| 0. Introduction |
| =============== |
| |
| This document describes the software setup steps and usage hints that can be |
| helpful in setting up a system to use tiered memory for evaluation. |
| |
| The document will go over: |
| 1. Any kernel config options required to enable the tiered memory features |
| 2. Any additional userspace tooling required, and related instructions |
| 3. Any post-boot setup for configurable or tunable knobs |
| |
| Note: |
| Any instructions/settings described here may be tailored to the branch this |
| is under. Setup steps may change from release to release, and for each |
| release branch, the setup document accompanying that branch should be |
| consulted. |
| |
| 1. Kernel build and configuration |
| ================================= |
| |
| a. The recommended starting point is a distro-default kernel config. We |
| use and recommend using a recent Fedora config for a starting point. |
| |
| b. Ensure the following: |
| CONFIG_DEV_DAX_KMEM=m |
| CONFIG_MEMORY_HOTPLUG_DEFAULT_ONLINE=n |
| NUMA_BALANCING=y |
| |
| |
| 2. Tooling setup |
| ================ |
| |
| a. Install 'ndctl' and 'daxctl' from your distro, or from upstream: |
| https://github.com/pmem/ndctl |
| This may especially be required if the distro version of daxctl |
| is not new enough to support the daxctl reconfigure-device command[1] |
| |
| [1]: https://pmem.io/ndctl/daxctl-reconfigure-device.html |
| |
| b. Assuming that persistent memory devices are the next demotion tier |
| for system memory, perform the following steps to allow a pmem device |
| to be hot-plugged system RAM: |
| |
| First, convert 'fsdax' namespace(s) to 'devdax': |
| ndctl create-namespace -fe namespaceX.Y -m devdax |
| |
| c. Reconfigure 'daxctl' devices to system-ram using the kmem facility: |
| daxctl reconfigure-device -m system-ram daxX.Y. |
| |
| The JSON emitted at this step contains the 'target_node' for this |
| hotplugged memory. This is the memory-only NUMA node where this |
| memory appears, and can be used explicitly with normal libnuma/numactl |
| techniques. |
| |
| d. Ensure the newly created NUMA nodes for the hotplugged memory are in |
| ZONE_MOVABLE. The JSON from daxctl in the above step should indicate |
| this with a 'movable: true' attribute. Based on the distribution, there |
| may be udev rules that interfere with memory onlining. They may race to |
| online memory into ZONE_NORMAL rather than movable.

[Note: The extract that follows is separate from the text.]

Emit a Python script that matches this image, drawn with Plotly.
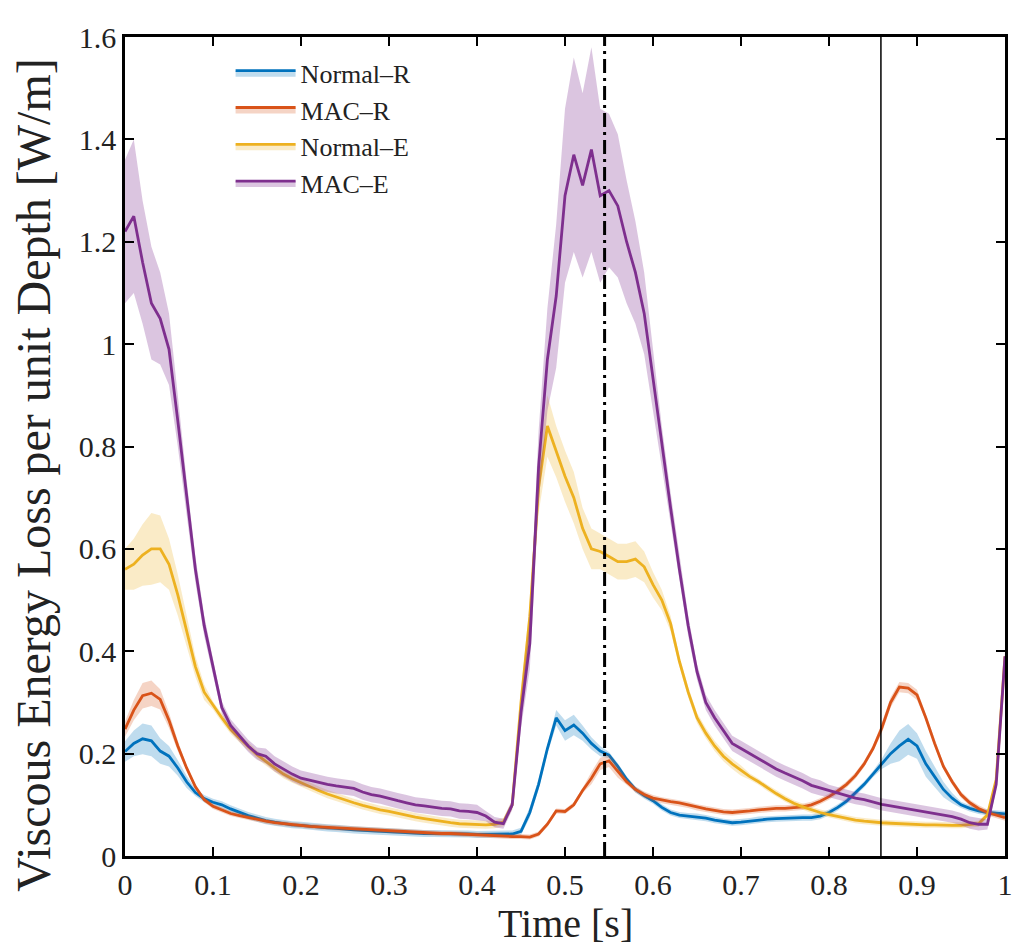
import plotly.graph_objects as go

# ---------------- data ----------------
TIME = [round(i * 0.01, 2) for i in range(101)]

SERIES_NAMES = ["Normal–R", "MAC–R", "Normal–E", "MAC–E"]

NORMAL_R = [
    0.204, 0.220, 0.229, 0.225, 0.205, 0.195, 0.172, 0.145, 0.124, 0.112,
    0.105, 0.100, 0.092, 0.085, 0.079, 0.074, 0.069, 0.066, 0.063, 0.061,
    0.060, 0.058, 0.056, 0.055, 0.054, 0.052, 0.051, 0.050, 0.049, 0.048,
    0.047, 0.046, 0.046, 0.045, 0.044, 0.044, 0.044, 0.043, 0.043, 0.043,
    0.042, 0.042, 0.042, 0.042, 0.043, 0.048, 0.085, 0.140, 0.210, 0.270,
    0.245, 0.256, 0.240, 0.220, 0.205, 0.197, 0.175, 0.150, 0.130, 0.118,
    0.108, 0.095, 0.085, 0.080, 0.078, 0.077, 0.074, 0.070, 0.067, 0.065,
    0.066, 0.068, 0.071, 0.072, 0.073, 0.074, 0.075, 0.075, 0.075, 0.078,
    0.085, 0.095, 0.107, 0.123, 0.140, 0.160, 0.180, 0.200, 0.215, 0.228,
    0.215, 0.180, 0.155, 0.130, 0.113, 0.100, 0.093, 0.088, 0.085, 0.083,
    0.082,
]
NORMAL_R_SD = [
    0.020, 0.025, 0.030, 0.030, 0.025, 0.020, 0.015, 0.012, 0.007, 0.007,
    0.007, 0.007, 0.007, 0.007, 0.007, 0.007, 0.007, 0.007, 0.007, 0.007,
    0.007, 0.007, 0.007, 0.007, 0.007, 0.007, 0.007, 0.007, 0.007, 0.007,
    0.007, 0.007, 0.007, 0.007, 0.007, 0.007, 0.007, 0.007, 0.007, 0.007,
    0.007, 0.007, 0.007, 0.007, 0.007, 0.007, 0.010, 0.010, 0.010, 0.015,
    0.020, 0.020, 0.015, 0.012, 0.010, 0.006, 0.006, 0.006, 0.006, 0.006,
    0.006, 0.006, 0.006, 0.006, 0.006, 0.006, 0.006, 0.006, 0.006, 0.006,
    0.006, 0.006, 0.006, 0.006, 0.006, 0.006, 0.006, 0.006, 0.006, 0.006,
    0.006, 0.006, 0.006, 0.006, 0.006, 0.006, 0.010, 0.020, 0.030, 0.030,
    0.025, 0.025, 0.020, 0.015, 0.010, 0.006, 0.006, 0.006, 0.006, 0.006,
    0.006,
]

MAC_R = [
    0.248, 0.285, 0.313, 0.318, 0.306, 0.265, 0.215, 0.172, 0.135, 0.110,
    0.097, 0.090, 0.083, 0.079, 0.075, 0.071, 0.068, 0.065, 0.063, 0.061,
    0.060, 0.058, 0.057, 0.056, 0.055, 0.054, 0.053, 0.052, 0.051, 0.050,
    0.050, 0.049, 0.048, 0.047, 0.046, 0.045, 0.044, 0.044, 0.043, 0.042,
    0.041, 0.040, 0.039, 0.039, 0.038, 0.038, 0.037, 0.043, 0.062, 0.088,
    0.087, 0.100, 0.128, 0.152, 0.180, 0.186, 0.165, 0.145, 0.130, 0.120,
    0.113, 0.109, 0.106, 0.104, 0.100, 0.095, 0.092, 0.089, 0.086, 0.085,
    0.086, 0.088, 0.090, 0.092, 0.093, 0.093, 0.094, 0.096, 0.100, 0.107,
    0.116, 0.127, 0.140, 0.157, 0.180, 0.210, 0.250, 0.300, 0.330, 0.328,
    0.315, 0.270, 0.220, 0.175, 0.145, 0.120, 0.104, 0.093, 0.085, 0.080,
    0.075,
]
MAC_R_SD = [
    0.015, 0.020, 0.025, 0.025, 0.020, 0.015, 0.010, 0.005, 0.005, 0.005,
    0.005, 0.005, 0.005, 0.005, 0.005, 0.005, 0.005, 0.005, 0.005, 0.005,
    0.005, 0.005, 0.005, 0.005, 0.005, 0.005, 0.005, 0.005, 0.005, 0.005,
    0.005, 0.005, 0.005, 0.005, 0.005, 0.005, 0.005, 0.005, 0.005, 0.005,
    0.005, 0.005, 0.005, 0.005, 0.005, 0.005, 0.005, 0.005, 0.005, 0.005,
    0.005, 0.005, 0.005, 0.012, 0.012, 0.012, 0.012, 0.006, 0.006, 0.006,
    0.006, 0.006, 0.006, 0.006, 0.006, 0.006, 0.006, 0.006, 0.006, 0.006,
    0.006, 0.006, 0.006, 0.006, 0.006, 0.006, 0.006, 0.006, 0.006, 0.006,
    0.006, 0.006, 0.006, 0.006, 0.006, 0.006, 0.010, 0.010, 0.010, 0.010,
    0.010, 0.006, 0.006, 0.006, 0.006, 0.006, 0.006, 0.006, 0.006, 0.006,
    0.006,
]

NORMAL_E = [
    0.560, 0.570, 0.588, 0.600, 0.600, 0.570, 0.510, 0.440, 0.370, 0.320,
    0.294, 0.270, 0.247, 0.230, 0.213, 0.198, 0.185, 0.172, 0.160, 0.151,
    0.143, 0.135, 0.128, 0.121, 0.115, 0.109, 0.104, 0.099, 0.094, 0.090,
    0.087, 0.083, 0.080, 0.076, 0.073, 0.070, 0.067, 0.065, 0.063, 0.062,
    0.061, 0.061, 0.062, 0.066, 0.100, 0.300, 0.467, 0.720, 0.840, 0.790,
    0.742, 0.700, 0.640, 0.600, 0.595, 0.585, 0.575, 0.575, 0.580, 0.565,
    0.530, 0.500, 0.454, 0.380, 0.320, 0.270, 0.240, 0.215, 0.195, 0.180,
    0.167, 0.155, 0.145, 0.133, 0.122, 0.112, 0.103, 0.096, 0.090, 0.085,
    0.081, 0.077, 0.073, 0.070, 0.068, 0.066, 0.065, 0.064, 0.063, 0.062,
    0.062, 0.061, 0.061, 0.060, 0.060, 0.060, 0.061, 0.063, 0.080, 0.150,
    0.390,
]
NORMAL_E_SD = [
    0.040, 0.050, 0.060, 0.070, 0.065, 0.050, 0.040, 0.030, 0.020, 0.015,
    0.008, 0.008, 0.008, 0.008, 0.008, 0.008, 0.008, 0.008, 0.008, 0.008,
    0.008, 0.008, 0.008, 0.008, 0.008, 0.008, 0.008, 0.008, 0.008, 0.008,
    0.008, 0.008, 0.008, 0.008, 0.008, 0.008, 0.008, 0.008, 0.008, 0.008,
    0.008, 0.008, 0.008, 0.008, 0.008, 0.020, 0.030, 0.050, 0.060, 0.050,
    0.050, 0.050, 0.040, 0.040, 0.035, 0.035, 0.035, 0.035, 0.035, 0.030,
    0.025, 0.020, 0.015, 0.010, 0.010, 0.010, 0.010, 0.010, 0.010, 0.010,
    0.010, 0.006, 0.006, 0.006, 0.006, 0.006, 0.006, 0.006, 0.006, 0.006,
    0.006, 0.006, 0.006, 0.006, 0.006, 0.006, 0.006, 0.006, 0.006, 0.006,
    0.006, 0.006, 0.006, 0.006, 0.006, 0.006, 0.006, 0.006, 0.006, 0.006,
    0.006,
]

MAC_E = [
    1.220, 1.250, 1.160, 1.080, 1.050, 0.990, 0.850, 0.700, 0.560, 0.450,
    0.370, 0.290, 0.255, 0.236, 0.215, 0.200, 0.195, 0.180, 0.170, 0.160,
    0.152, 0.148, 0.143, 0.140, 0.137, 0.135, 0.132, 0.125, 0.120, 0.117,
    0.112, 0.108, 0.104, 0.100, 0.098, 0.095, 0.093, 0.092, 0.088, 0.087,
    0.085, 0.078, 0.066, 0.063, 0.100, 0.280, 0.415, 0.760, 0.970, 1.094,
    1.290, 1.370, 1.310, 1.380, 1.290, 1.300, 1.270, 1.200, 1.140, 1.060,
    0.930, 0.800, 0.680, 0.560, 0.450, 0.360, 0.300, 0.270, 0.245, 0.220,
    0.210, 0.200, 0.190, 0.180, 0.170, 0.162, 0.155, 0.147, 0.138, 0.133,
    0.127, 0.122, 0.117, 0.113, 0.110, 0.105, 0.101, 0.098, 0.095, 0.092,
    0.089, 0.086, 0.083, 0.080, 0.077, 0.072, 0.065, 0.062, 0.062, 0.140,
    0.390,
]
MAC_E_SD = [
    0.140, 0.150, 0.120, 0.110, 0.090, 0.070, 0.050, 0.035, 0.025, 0.020,
    0.015, 0.012, 0.012, 0.012, 0.012, 0.012, 0.015, 0.015, 0.015, 0.015,
    0.015, 0.015, 0.015, 0.015, 0.015, 0.015, 0.015, 0.015, 0.015, 0.015,
    0.015, 0.015, 0.015, 0.015, 0.015, 0.015, 0.015, 0.015, 0.015, 0.015,
    0.015, 0.010, 0.010, 0.010, 0.010, 0.030, 0.050, 0.070, 0.100, 0.140,
    0.170, 0.190, 0.180, 0.200, 0.170, 0.150, 0.140, 0.120, 0.100, 0.080,
    0.060, 0.040, 0.030, 0.025, 0.020, 0.015, 0.015, 0.015, 0.015, 0.015,
    0.015, 0.015, 0.015, 0.015, 0.015, 0.015, 0.015, 0.015, 0.015, 0.015,
    0.012, 0.012, 0.012, 0.012, 0.012, 0.012, 0.012, 0.012, 0.012, 0.012,
    0.012, 0.012, 0.012, 0.012, 0.012, 0.012, 0.012, 0.012, 0.010, 0.010,
    0.010,
]

EVENT_DASHDOT = 0.545
EVENT_SOLID = 0.859

X_TICKS = [0, 0.1, 0.2, 0.3, 0.4, 0.5, 0.6, 0.7, 0.8, 0.9, 1.0]
X_TICK_LABELS = ["0", "0.1", "0.2", "0.3", "0.4", "0.5", "0.6", "0.7", "0.8", "0.9", "1"]
Y_TICKS = [0, 0.2, 0.4, 0.6, 0.8, 1.0, 1.2, 1.4, 1.6]
Y_TICK_LABELS = ["0", "0.2", "0.4", "0.6", "0.8", "1", "1.2", "1.4", "1.6"]

X_TITLE = "Time [s]"
Y_TITLE = "Viscous Energy Loss per unit Depth [W/m]"

# ---------------- styles ----------------
LINE_COLORS = ["#0072BD", "#D95319", "#EDB120", "#7E2F8E"]
BAND_COLORS = ["rgba(0,114,189,0.25)", "rgba(217,83,25,0.25)",
               "rgba(237,177,32,0.25)", "rgba(126,47,142,0.28)"]
FONT = "Liberation Serif, DejaVu Serif, serif"

MEANS = [NORMAL_R, MAC_R, NORMAL_E, MAC_E]
SDS = [NORMAL_R_SD, MAC_R_SD, NORMAL_E_SD, MAC_E_SD]

fig = go.Figure()
for name, mean, sd, lc, bc in zip(SERIES_NAMES, MEANS, SDS, LINE_COLORS, BAND_COLORS):
    lower = [m - s for m, s in zip(mean, sd)]
    upper = [m + s for m, s in zip(mean, sd)]
    fig.add_trace(go.Scatter(x=TIME, y=lower, mode="lines", line=dict(width=0, color=bc),
                             showlegend=False, hoverinfo="skip", legendgroup=name))
    fig.add_trace(go.Scatter(x=TIME, y=mean, mode="lines", name=name, legendgroup=name,
                             line=dict(color=lc, width=2.8), fill="tonexty", fillcolor=bc))
    fig.add_trace(go.Scatter(x=TIME, y=upper, mode="lines", line=dict(width=0, color=bc),
                             fill="tonexty", fillcolor=bc, showlegend=False,
                             hoverinfo="skip", legendgroup=name))

fig.add_shape(type="line", xref="x", yref="paper", x0=EVENT_DASHDOT, x1=EVENT_DASHDOT,
              y0=0, y1=1, line=dict(color="black", width=3, dash="14px,5px,3px,5px"),
              layer="above")
fig.add_shape(type="line", xref="x", yref="paper", x0=EVENT_SOLID, x1=EVENT_SOLID,
              y0=0, y1=1, line=dict(color="black", width=1.5), layer="above")

axis_common = dict(showline=True, linecolor="black", linewidth=2.5, mirror="ticks",
                   ticks="inside", ticklen=9, tickwidth=2, tickcolor="black",
                   showgrid=False, zeroline=False, ticklabeloverflow="allow",
                   tickfont=dict(family=FONT, size=30, color="#222"))

fig.update_xaxes(range=[0, 1], tickvals=X_TICKS, ticktext=X_TICK_LABELS, **axis_common)
fig.update_yaxes(range=[0, 1.6], tickvals=Y_TICKS, ticktext=Y_TICK_LABELS, **axis_common)

fig.add_annotation(text=X_TITLE, xref="paper", yref="paper", x=0.5, y=-0.083,
                   xanchor="center", yanchor="middle", showarrow=False,
                   font=dict(family=FONT, size=40, color="#222"))
fig.add_annotation(text=Y_TITLE, xref="paper", yref="paper", x=-0.104, y=0.465,
                   xanchor="center", yanchor="middle", showarrow=False, textangle=-90,
                   font=dict(family=FONT, size=48, color="#222"))

# the page body has an 8px margin, so the figure is 8px smaller on each axis
fig.update_layout(
    width=1018, height=943,
    margin=dict(l=117, r=21, t=16, b=95),
    plot_bgcolor="white", paper_bgcolor="white",
    legend=dict(x=0.12, y=0.985, xanchor="left", yanchor="top",
                bgcolor="rgba(0,0,0,0)", itemwidth=60,
                font=dict(family=FONT, size=26, color="#222"),
                tracegroupgap=0),
)

fig.write_html("out.html")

If this is the case, |
| find and disable any such udev rules. |
| |
| 3. Post boot setup |
| ================== |
| |
| a. Enable node-reclaim for cold page demotion |
| After the device-dax instances are onlined node-reclaim needs to be |
| enabled to start migrating “cold” pages from DRAM to PMEM. |
| # echo 15 > /proc/sys/vm/zone_reclaim_mode |
| |
| b. Enable 'NUMA balancing' for promotion |
| # echo 2 > /proc/sys/kernel/numa_balancing |
| # echo 30 > /proc/sys/kernel/numa_balancing_rate_limit_mbps |
| |
| 4. Promotion/demotion statistics |
| ================== |
| |
| The number of promoted pages can be checked by the following counters in |
| /proc/vmstat or /sys/devices/system/node/node[n]/vmstat: |
| pgpromote_success |
| |
| The number of pages demoted can be checked by the following counters: |
| pgdemote_kswapd |
| pgdemote_direct |
| |
| The page number of failure in promotion could be checked by the |
| following counters: |
| pgmigrate_fail_dst_node_fail |
| pgmigrate_fail_numa_isolate_fail |
| pgmigrate_fail_nomem_fail |
| pgmigrate_fail_refcount_fail |
| |
| 5. Cgroup toptier memory control |
| ================================ |
| |
| The toptier memory usage can be viewed by looking at the |
| memory.toptier_usage_in_bytes field of the cgroup v1 memory controller. |
| For example, to look at cgroup grp0's usage of the toptier memory, |
| you look at |
| /sys/fs/cgroup/memory/grp0/memory.toptier_usage_in_bytes |
| |
| To limit the usage of toptier memory of the cgroup, you can put a byte |
| limit by writing to memory.toptier_soft_limit_in_bytes. For example, |
| to put a 1GB limit on cgroup grp0, |
| echo 1073741824 > /sys/fs/cgroup/memory/grp0/memory.toptier_soft_limit_in_bytes |
| |
| The limit is a soft limit so it can be exceeded if there are no other |
| cgroups around needing the memory. Otherwise, on each toptier memory |
| node, there is a kswapd daemon that is woken up to demote memory for |
| those cgroup that has exceeded their soft limit when free memory on |
| the node falls below the following fraction |
| toptier_scale_factor/10000 |
| |
| The default value of toptier_scale_factor is 2000 , (i.e. 20%) so |
| kswapd will be woken up when available free memory on a node falls |
| below 20%. The top_tier_scale_factor can be adjusted higher if we |
| need kswapd to keep more free memory around by updating the sysctl |
| variable |
| /proc/sys/vm/toptier_scale_factor |